Material supplied
☆ ☆ ☆ ☆ ☆ ☆ ☆
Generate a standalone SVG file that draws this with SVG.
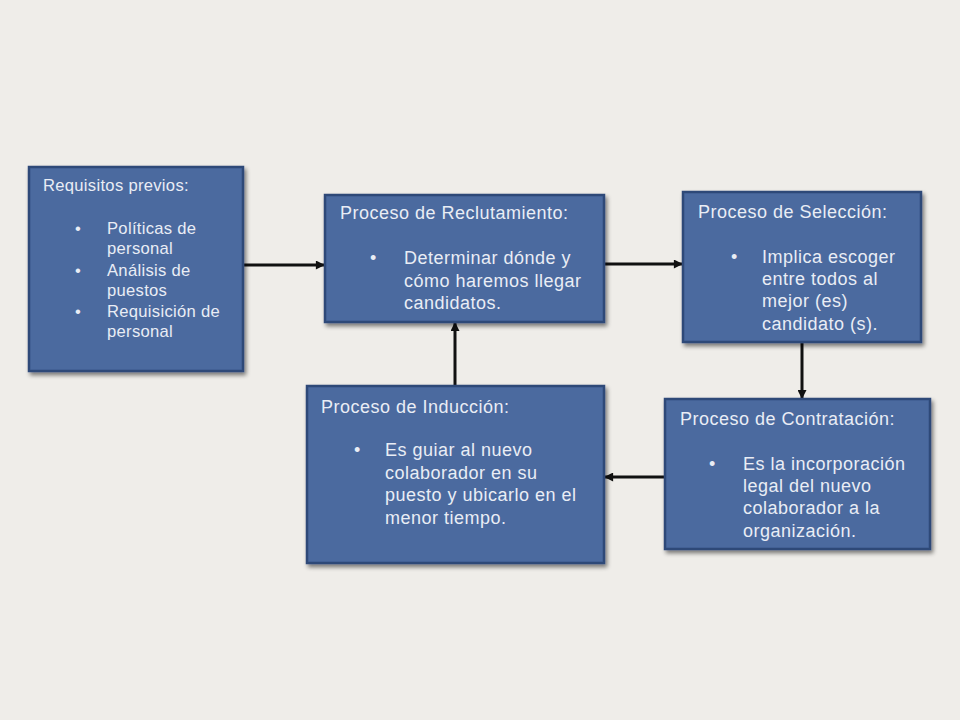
<svg xmlns="http://www.w3.org/2000/svg" width="960" height="720" viewBox="0 0 960 720">
<defs>
<marker id="ah" viewBox="0 0 10 10" refX="9" refY="5" markerWidth="10" markerHeight="9" orient="auto" markerUnits="userSpaceOnUse">
<path d="M0,0 L10,5 L0,10 z" fill="#111"/>
</marker>
<filter id="sh" x="-10%" y="-10%" width="130%" height="130%">
<feGaussianBlur in="SourceAlpha" stdDeviation="2"/>
<feOffset dx="2" dy="3" result="b"/>
<feComponentTransfer><feFuncA type="linear" slope="0.5"/></feComponentTransfer>
<feMerge><feMergeNode/><feMergeNode in="SourceGraphic"/></feMerge>
</filter>
</defs>
<style>
.box{fill:#4b6a9f;stroke:#2f4a78;stroke-width:2.5;filter:url(#sh)}
text{font-family:"Liberation Sans",Arial,sans-serif;font-size:18px;letter-spacing:0.5px;fill:#e9edf5}
#requisitos text{font-size:16.6px;letter-spacing:0.3px}
.conn{stroke:#111;stroke-width:3;fill:none;marker-end:url(#ah)}
</style>
<rect width="960" height="720" fill="#efede9"/>
<g id="connectors">
<line class="conn" x1="244" y1="265" x2="324" y2="265"/>
<line class="conn" x1="605" y1="264" x2="682" y2="264"/>
<line class="conn" x1="802" y1="343" x2="802" y2="398"/>
<line class="conn" x1="664" y1="477" x2="605" y2="477"/>
<line class="conn" x1="455" y1="385" x2="455" y2="323"/>
</g>
<g id="requisitos">
<rect class="box" x="29" y="167" width="214" height="204"/>
<text x="43" y="191">Requisitos previos:</text>
<text x="75" y="234">•</text><text x="107" y="234">Políticas de</text>
<text x="107" y="254">personal</text>
<text x="75" y="276">•</text><text x="107" y="276">Análisis de</text>
<text x="107" y="296">puestos</text>
<text x="75" y="317">•</text><text x="107" y="317">Requisición de</text>
<text x="107" y="337">personal</text>
</g>
<g id="reclutamiento">
<rect class="box" x="325" y="195" width="279" height="127"/>
<text x="340" y="219">Proceso de Reclutamiento:</text>
<text x="370" y="264">•</text><text x="404" y="264">Determinar dónde y</text>
<text x="404" y="287">cómo haremos llegar</text>
<text x="404" y="309">candidatos.</text>
</g>
<g id="seleccion">
<rect class="box" x="683" y="192" width="238" height="150"/>
<text x="698" y="218">Proceso de Selección:</text>
<text x="731" y="263">•</text><text x="762" y="263">Implica escoger</text>
<text x="762" y="285">entre todos al</text>
<text x="762" y="307">mejor (es)</text>
<text x="762" y="330">candidato (s).</text>
</g>
<g id="contratacion">
<rect class="box" x="665" y="399" width="265" height="150"/>
<text x="680" y="425">Proceso de Contratación:</text>
<text x="709" y="470">•</text><text x="743" y="470">Es la incorporación</text>
<text x="743" y="492">legal del nuevo</text>
<text x="743" y="514">colaborador a la</text>
<text x="743" y="537">organización.</text>
</g>
<g id="induccion">
<rect class="box" x="307" y="386" width="297" height="177"/>
<text x="321" y="413">Proceso de Inducción:</text>
<text x="354" y="456">•</text><text x="385" y="456">Es guiar al nuevo</text>
<text x="385" y="479">colaborador en su</text>
<text x="385" y="501">puesto y ubicarlo en el</text>
<text x="385" y="524">menor tiempo.</text>
</g>
</svg>
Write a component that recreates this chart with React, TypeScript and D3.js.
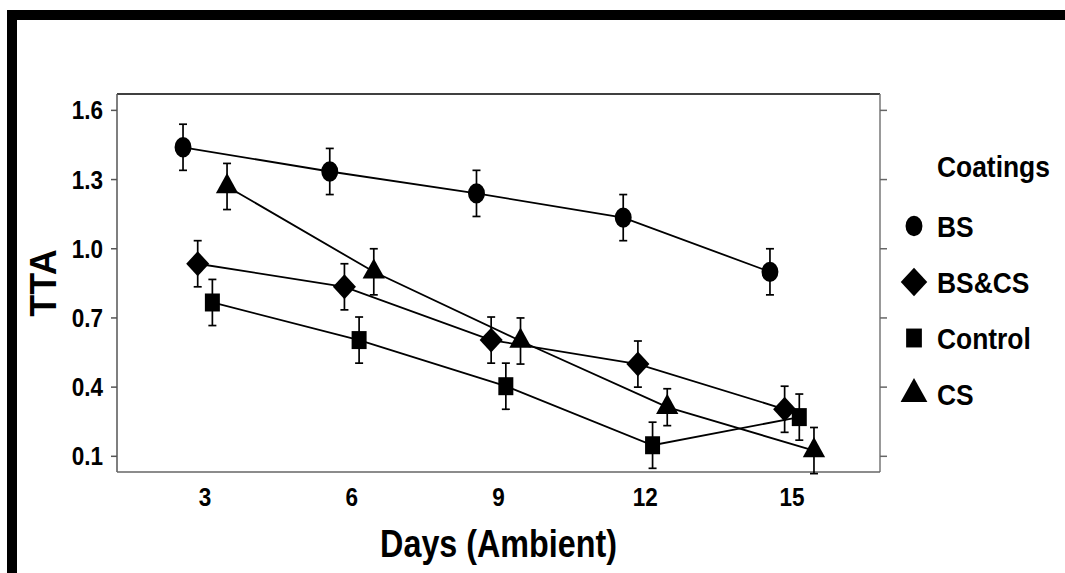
import React from 'react';
import * as d3 from 'd3';

const days = [3, 6, 9, 12, 15];
const yTicks = [0.1, 0.4, 0.7, 1.0, 1.3, 1.6];

const seriesNames = ['BS', 'BS&CS', 'Control', 'CS'];
const bsValues = [1.44, 1.335, 1.24, 1.135, 0.9];
const bsCsValues = [0.935, 0.835, 0.604, 0.5, 0.304];
const controlValues = [0.767, 0.604, 0.404, 0.148, 0.27];
const csValues = [1.27, 0.9, 0.6, 0.313, 0.125];

const bsErr = [0.1, 0.1, 0.1, 0.1, 0.1];
const bsCsErr = [0.1, 0.1, 0.1, 0.1, 0.1];
const controlErr = [0.1, 0.1, 0.1, 0.1, 0.1];
const csErr = [0.1, 0.1, 0.1, 0.08, 0.1];

// horizontal dodge of each group (in days)
const dodge = [-0.45, -0.15, 0.15, 0.45];

const W = 1065;
const H = 573;
const margin = { top: 94, right: 185, bottom: 101, left: 117 };
const FONT = "'Liberation Sans', Arial, sans-serif";

// symbol, d3 size, x/y stretch (the original picture is a bit taller than wide)
type Shape = { sym: d3.SymbolType; size: number; sx: number; sy: number; legend: number };
const shapes: Shape[] = [
  { sym: d3.symbolCircle, size: 100, sx: 1.5, sy: 1.8, legend: 1.0 },
  { sym: d3.symbolDiamond, size: 260, sx: 1.33, sy: 0.83, legend: 1.15 },
  { sym: d3.symbolSquare, size: 100, sx: 1.5, sy: 1.8, legend: 1.05 },
  { sym: d3.symbolTriangle, size: 150, sx: 1.2, sy: 1.25, legend: 1.2 },
];

function Marker({ i, x, y, k = 1 }: { i: number; x: number; y: number; k?: number }) {
  const s = shapes[i];
  const path = d3.symbol().type(s.sym).size(s.size)() || '';
  return <path d={path} transform={`translate(${x},${y}) scale(${s.sx * k},${s.sy * k})`} fill="#000" />;
}

export default function App() {
  const values = [bsValues, bsCsValues, controlValues, csValues];
  const errs = [bsErr, bsCsErr, controlErr, csErr];

  const x = d3.scaleLinear().domain([1.2, 16.8]).range([margin.left, W - margin.right]);
  const y = d3.scaleLinear().domain([0.032, 1.671]).range([H - margin.bottom, margin.top]);

  const line = d3
    .line<[number, number]>()
    .x((d) => x(d[0]))
    .y((d) => y(d[1]));

  const [x0, x1] = x.range();
  const [y0, y1] = y.range();

  return (
    <svg
      width={W}
      height={H}
      style={{ position: 'absolute', left: 0, top: 0, background: '#fff' }}
      fontFamily={FONT}
    >
      {/* outer frame */}
      <rect x={12} y={15} width={W + 40} height={H + 40} fill="none" stroke="#000" strokeWidth={10} />

      {/* plot frame */}
      <line x1={x0} x2={x1} y1={y1} y2={y1} stroke="#000" strokeWidth={1.5} />
      <line x1={x0} x2={x0} y1={y1} y2={y0} stroke="#555" strokeWidth={1.5} />
      <line x1={x1} x2={x1} y1={y1} y2={y0} stroke="#777" strokeWidth={1.5} />
      <line x1={x0} x2={x1} y1={y0} y2={y0} stroke="#666" strokeWidth={1.5} />

      {/* y ticks, left and right */}
      {yTicks.map((t) => (
        <g key={t}>
          <line x1={x0 - 6} x2={x0} y1={y(t)} y2={y(t)} stroke="#555" strokeWidth={1.5} />
          <line x1={x1} x2={x1 + 7} y1={y(t)} y2={y(t)} stroke="#666" strokeWidth={1.5} />
          <text
            transform={`translate(${x0 - 14},${y(t)}) scale(0.9,1)`}
            dy="0.36em"
            textAnchor="end"
            fontSize={25}
            fontWeight="bold"
          >
            {t.toFixed(1)}
          </text>
        </g>
      ))}

      {/* x tick labels */}
      {days.map((d) => (
        <text
          key={d}
          transform={`translate(${x(d)},${y0 + 34}) scale(0.9,1)`}
          textAnchor="middle"
          fontSize={25}
          fontWeight="bold"
        >
          {d}
        </text>
      ))}

      {/* axis titles */}
      <text
        transform={`translate(${(x0 + x1) / 2},557) scale(0.85,1)`}
        textAnchor="middle"
        fontSize={38}
        fontWeight="bold"
      >
        Days (Ambient)
      </text>
      <text
        transform={`translate(56,283) rotate(-90)`}
        textAnchor="middle"
        fontSize={36}
        fontWeight="bold"
      >
        TTA
      </text>

      {/* series lines */}
      {values.map((vals, i) => (
        <path
          key={'l' + i}
          d={line(vals.map((v, j) => [days[j] + dodge[i], v] as [number, number])) || ''}
          fill="none"
          stroke="#000"
          strokeWidth={1.8}
        />
      ))}

      {/* error bars */}
      {values.map((vals, i) =>
        vals.map((v, j) => {
          const cx = x(days[j] + dodge[i]);
          const top = y(v + errs[i][j]);
          const bot = y(v - errs[i][j]);
          return (
            <g key={`e${i}-${j}`} stroke="#000" strokeWidth={1.7}>
              <line x1={cx} x2={cx} y1={top} y2={bot} />
              <line x1={cx - 4} x2={cx + 4} y1={top} y2={top} />
              <line x1={cx - 4} x2={cx + 4} y1={bot} y2={bot} />
            </g>
          );
        })
      )}

      {/* markers */}
      {values.map((vals, i) =>
        vals.map((v, j) => <Marker key={`m${i}-${j}`} i={i} x={x(days[j] + dodge[i])} y={y(v)} />)
      )}

      {/* legend */}
      <g>
        <text transform="translate(937,177) scale(0.88,1)" fontSize={30} fontWeight="bold">
          Coatings
        </text>
        {seriesNames.map((name, i) => (
          <g key={name}>
            <Marker i={i} x={914} y={226 + i * 56} k={shapes[i].legend} />
            <text
              transform={`translate(937,${226 + i * 56}) scale(0.88,1)`}
              dy="0.36em"
              fontSize={30}
              fontWeight="bold"
            >
              {name}
            </text>
          </g>
        ))}
      </g>
    </svg>
  );
}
☆ ☆ ☆ ☆ ☆ ☆ ☆
Exercise prompt
Show every line above in which the word "this" occurs.

Full response
Generate a standalone SVG file that draws this with SVG.
Write a component that recreates this chart with React, TypeScript and D3.js.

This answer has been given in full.